Padraig Harrington is an undisputed legend of the golfing world. The Dublin-born player turned professional in 1996 and has won an abundance of major honours as an individual and as part of a team.
Harrington has a strong claim to being the greatest Irish player of all time due to his incredible longevity in the sport. He is well into his 27th season in professional golf, which is a career length that a majority of the legends of the game have not gotten near.
The Ryder Cup
Some of the biggest successes of Harrington’s career have come in the Ryder Cup, but most recently the Dublin golfer captained Team Europe to a disappointing loss in 2021. For the 2023 event, he has not made the cut and will have to watch his team’s endeavours from afar. In golf bets, Europe are a slight outsider to achieve revenge in this year’s competition offered at 5/4.
Harrington however believes that Europe are incredibly strong and will have a great chance of success despite his absence in Rome. When speaking at the Irish Open he said that Europe’s top players are the best players in the world.
If anyone knows about the history of the prestigious competition and what it takes to win it, it is the legendary Harrington. He won the competition a remarkable four times spread across 2002, 2004, 2006 and 2010. His Ryder Cup success is not comparable to any other Irishman’s impact in the competition – the man from Dublin stands alone as the most successful man from his nation.
Harrington was regularly making Ryder Cup teams throughout his prime, which extended throughout the 2000s. He only appeared in two competitions where he did not win. In 2021, he was a non-playing captain which perhaps placed a bad omen on the team, but ultimately he was far past his peak playing days.
Individual Major Successes
The 2007 to 2008 period represented the overall peak of Harrington’s individual career. In that timeframe, he won the Open Championship back-to-back – a feat which has only been matched in the past 30 years by the great Tiger Woods.
The Irishman also won the PGA Championship in 2008, by just two strokes over runners-up Sergio Garcia and Ben Curtis.
Harrington’s successes over those two years also earned him many additional accolades. In 2007, he collected the European Tour Golfer of the Year and the Association of Golf Writers’ Player of the Year. His remarkable efforts were recognised by significant individuals within the game and by the media.
In 2008, he claimed an even wider array of individual awards.
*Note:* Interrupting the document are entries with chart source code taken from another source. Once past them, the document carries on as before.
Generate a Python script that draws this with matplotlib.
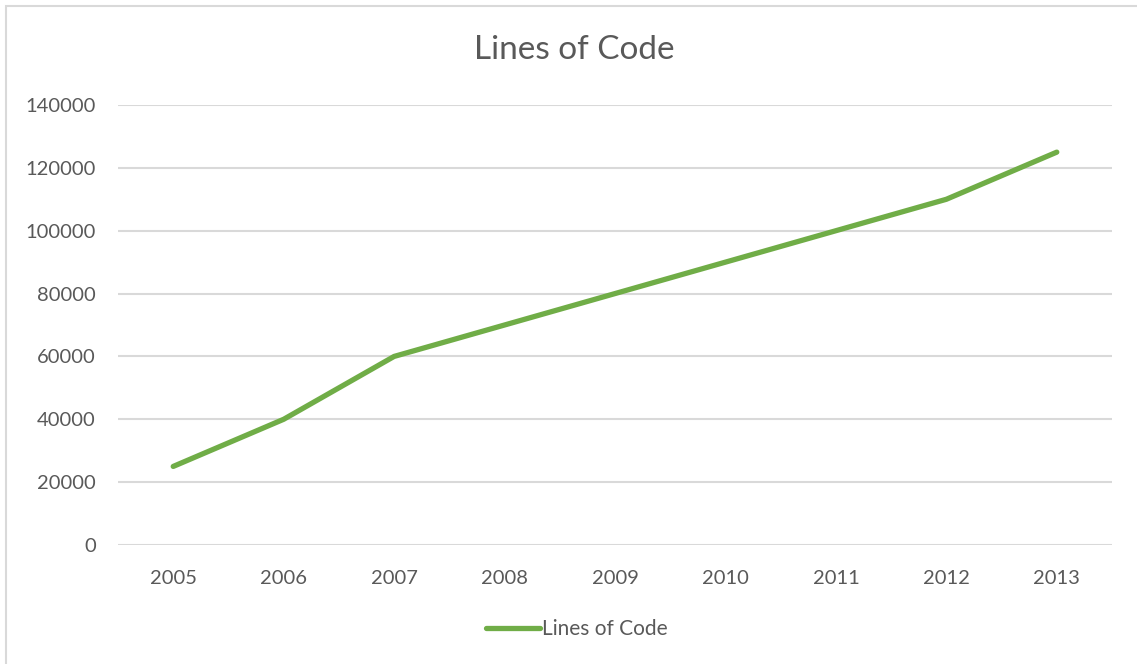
import matplotlib
matplotlib.use("Agg")
import matplotlib.pyplot as plt
from matplotlib.patches import Rectangle

years = ["2005", "2006", "2007", "2008", "2009", "2010", "2011", "2012", "2013"]
lines_of_code = [25000, 40000, 60000, 70000, 80000, 90000, 100000, 110000, 125000]
yticks = [0, 20000, 40000, 60000, 80000, 100000, 120000, 140000]

W, H = 1137, 664
fig = plt.figure(figsize=(W / 100, H / 100), dpi=100)
plt.rcParams['font.family'] = ['Lato', 'DejaVu Sans']
txt = "#595959"
grid = "#D9D9D9"
green = "#70AD47"

# outer chart border
fig.patches.append(Rectangle((6 / W, -0.05), 1.2, 1 - 6 / H + 0.05, transform=fig.transFigure,
                             fill=False, edgecolor=grid, linewidth=1.5))

ax = fig.add_axes([118 / W, 1 - 545 / H, (1112 - 118) / W, (545 - 105) / H])
x = list(range(len(years)))
ax.plot(x, lines_of_code, color=green, linewidth=3.8, solid_capstyle="round",
        solid_joinstyle="round", label="Lines of Code", zorder=3)
ax.set_xlim(-0.5, len(years) - 0.5)
ax.set_ylim(0, 140000)
ax.set_yticks(yticks)
ax.set_yticklabels([str(v) for v in yticks])
ax.set_xticks(x)
ax.set_xticklabels(years)
ax.grid(axis="y", color=grid, linewidth=1.5)
ax.set_axisbelow(True)
for s in ax.spines.values():
    s.set_visible(False)
ax.tick_params(axis="both", length=0, labelsize=14.5, colors=txt)
ax.tick_params(axis="y", pad=16)
ax.tick_params(axis="x", pad=18)

fig.text(574 / W, 1 - 50 / H, "Lines of Code", ha="center", va="center", fontsize=24, color=txt)

leg = fig.legend(loc="center", bbox_to_anchor=(577 / W, 1 - 629 / H), frameon=False,
                 fontsize=15, handlelength=2.6, handletextpad=0.1, labelcolor=txt)

fig.savefig("out.png", dpi=100)
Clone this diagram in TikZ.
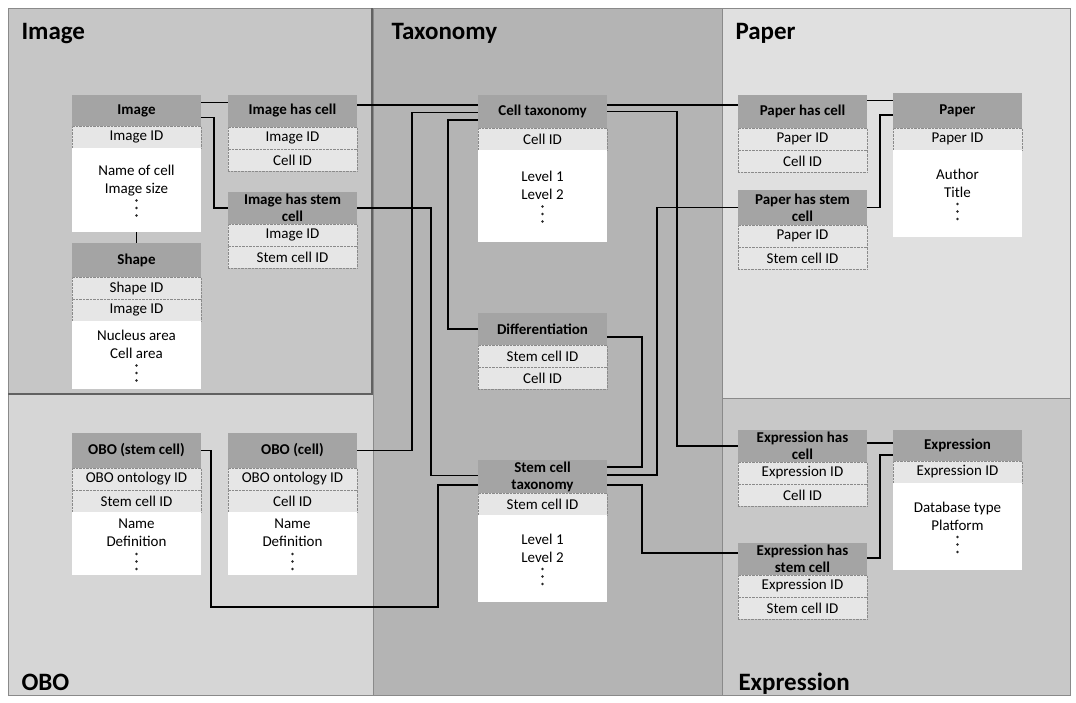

He retained both the awards of the previous year and added a PGA Player of the Year award amongst several other key acknowledgements.
Harrington’s accolades speak for themselves; he is comfortably the greatest golfing talent to ever emerge from Dublin. He reached his peak potential in his prime years and has gone on to reach an extraordinary level of career longevity.
At the age of 52, he still represents his home nation and home city specifically in major competitions on numerous tours – he has not finished writing his legacy on the game just yet.